WORK INSTRUCTIONS: Leave out the pictures; transcribe all else exactly.

GIVEN MATERIAL:
---------------

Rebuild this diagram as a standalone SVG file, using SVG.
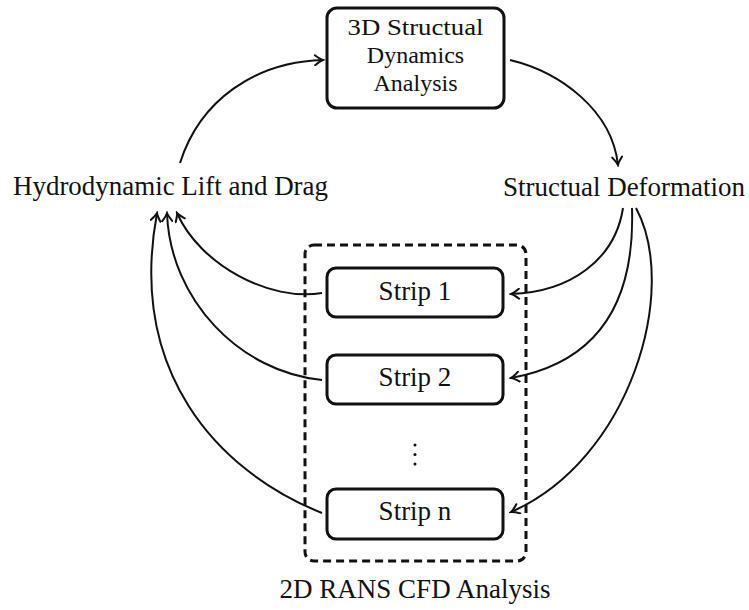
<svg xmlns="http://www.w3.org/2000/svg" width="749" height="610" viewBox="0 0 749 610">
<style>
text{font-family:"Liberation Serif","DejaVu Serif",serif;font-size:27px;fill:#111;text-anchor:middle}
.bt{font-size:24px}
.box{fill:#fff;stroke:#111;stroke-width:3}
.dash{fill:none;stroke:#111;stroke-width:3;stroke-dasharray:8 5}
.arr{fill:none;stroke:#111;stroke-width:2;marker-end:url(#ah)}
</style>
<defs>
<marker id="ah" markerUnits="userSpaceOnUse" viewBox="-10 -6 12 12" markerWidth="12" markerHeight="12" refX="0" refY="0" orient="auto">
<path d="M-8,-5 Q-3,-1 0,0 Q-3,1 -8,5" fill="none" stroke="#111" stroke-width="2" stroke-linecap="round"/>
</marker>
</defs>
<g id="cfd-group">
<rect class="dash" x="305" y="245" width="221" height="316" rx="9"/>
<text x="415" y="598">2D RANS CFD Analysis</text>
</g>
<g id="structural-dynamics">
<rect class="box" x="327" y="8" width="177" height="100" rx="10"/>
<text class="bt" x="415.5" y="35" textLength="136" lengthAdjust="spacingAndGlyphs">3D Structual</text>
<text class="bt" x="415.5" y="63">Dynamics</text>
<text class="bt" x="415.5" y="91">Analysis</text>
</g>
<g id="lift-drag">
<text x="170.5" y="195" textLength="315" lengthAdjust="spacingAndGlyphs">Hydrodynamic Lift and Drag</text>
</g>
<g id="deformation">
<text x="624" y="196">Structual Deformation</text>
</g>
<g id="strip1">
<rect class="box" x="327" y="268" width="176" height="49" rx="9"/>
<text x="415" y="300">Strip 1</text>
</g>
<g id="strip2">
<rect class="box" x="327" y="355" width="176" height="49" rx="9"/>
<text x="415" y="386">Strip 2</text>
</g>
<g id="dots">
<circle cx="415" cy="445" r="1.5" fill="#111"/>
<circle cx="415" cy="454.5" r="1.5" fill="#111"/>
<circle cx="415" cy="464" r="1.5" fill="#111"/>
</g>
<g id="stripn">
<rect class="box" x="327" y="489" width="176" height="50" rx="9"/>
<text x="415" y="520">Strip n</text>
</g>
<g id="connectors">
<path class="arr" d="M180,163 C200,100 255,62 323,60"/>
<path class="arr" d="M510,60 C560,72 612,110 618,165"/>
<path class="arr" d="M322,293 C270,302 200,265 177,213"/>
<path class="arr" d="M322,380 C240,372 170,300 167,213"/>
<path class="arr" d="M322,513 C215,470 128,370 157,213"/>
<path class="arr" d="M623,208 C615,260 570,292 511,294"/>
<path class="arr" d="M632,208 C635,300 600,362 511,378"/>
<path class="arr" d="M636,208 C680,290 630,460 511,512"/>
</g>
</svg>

---------------

CORRECT OUTPUT:
Rebuild this diagram as a standalone SVG file, using SVG.
<svg xmlns="http://www.w3.org/2000/svg" width="749" height="610" viewBox="0 0 749 610">
<style>
text{font-family:"Liberation Serif","DejaVu Serif",serif;font-size:27px;fill:#111;text-anchor:middle}
.bt{font-size:24px}
.box{fill:#fff;stroke:#111;stroke-width:3}
.dash{fill:none;stroke:#111;stroke-width:3;stroke-dasharray:8 5}
.arr{fill:none;stroke:#111;stroke-width:2;marker-end:url(#ah)}
</style>
<defs>
<marker id="ah" markerUnits="userSpaceOnUse" viewBox="-10 -6 12 12" markerWidth="12" markerHeight="12" refX="0" refY="0" orient="auto">
<path d="M-8,-5 Q-3,-1 0,0 Q-3,1 -8,5" fill="none" stroke="#111" stroke-width="2" stroke-linecap="round"/>
</marker>
</defs>
<g id="cfd-group">
<rect class="dash" x="305" y="245" width="221" height="316" rx="9"/>
<text x="415" y="598">2D RANS CFD Analysis</text>
</g>
<g id="structural-dynamics">
<rect class="box" x="327" y="8" width="177" height="100" rx="10"/>
<text class="bt" x="415.5" y="35" textLength="136" lengthAdjust="spacingAndGlyphs">3D Structual</text>
<text class="bt" x="415.5" y="63">Dynamics</text>
<text class="bt" x="415.5" y="91">Analysis</text>
</g>
<g id="lift-drag">
<text x="170.5" y="195" textLength="315" lengthAdjust="spacingAndGlyphs">Hydrodynamic Lift and Drag</text>
</g>
<g id="deformation">
<text x="624" y="196">Structual Deformation</text>
</g>
<g id="strip1">
<rect class="box" x="327" y="268" width="176" height="49" rx="9"/>
<text x="415" y="300">Strip 1</text>
</g>
<g id="strip2">
<rect class="box" x="327" y="355" width="176" height="49" rx="9"/>
<text x="415" y="386">Strip 2</text>
</g>
<g id="dots">
<circle cx="415" cy="445" r="1.5" fill="#111"/>
<circle cx="415" cy="454.5" r="1.5" fill="#111"/>
<circle cx="415" cy="464" r="1.5" fill="#111"/>
</g>
<g id="stripn">
<rect class="box" x="327" y="489" width="176" height="50" rx="9"/>
<text x="415" y="520">Strip n</text>
</g>
<g id="connectors">
<path class="arr" d="M180,163 C200,100 255,62 323,60"/>
<path class="arr" d="M510,60 C560,72 612,110 618,165"/>
<path class="arr" d="M322,293 C270,302 200,265 177,213"/>
<path class="arr" d="M322,380 C240,372 170,300 167,213"/>
<path class="arr" d="M322,513 C215,470 128,370 157,213"/>
<path class="arr" d="M623,208 C615,260 570,292 511,294"/>
<path class="arr" d="M632,208 C635,300 600,362 511,378"/>
<path class="arr" d="M636,208 C680,290 630,460 511,512"/>
</g>
</svg>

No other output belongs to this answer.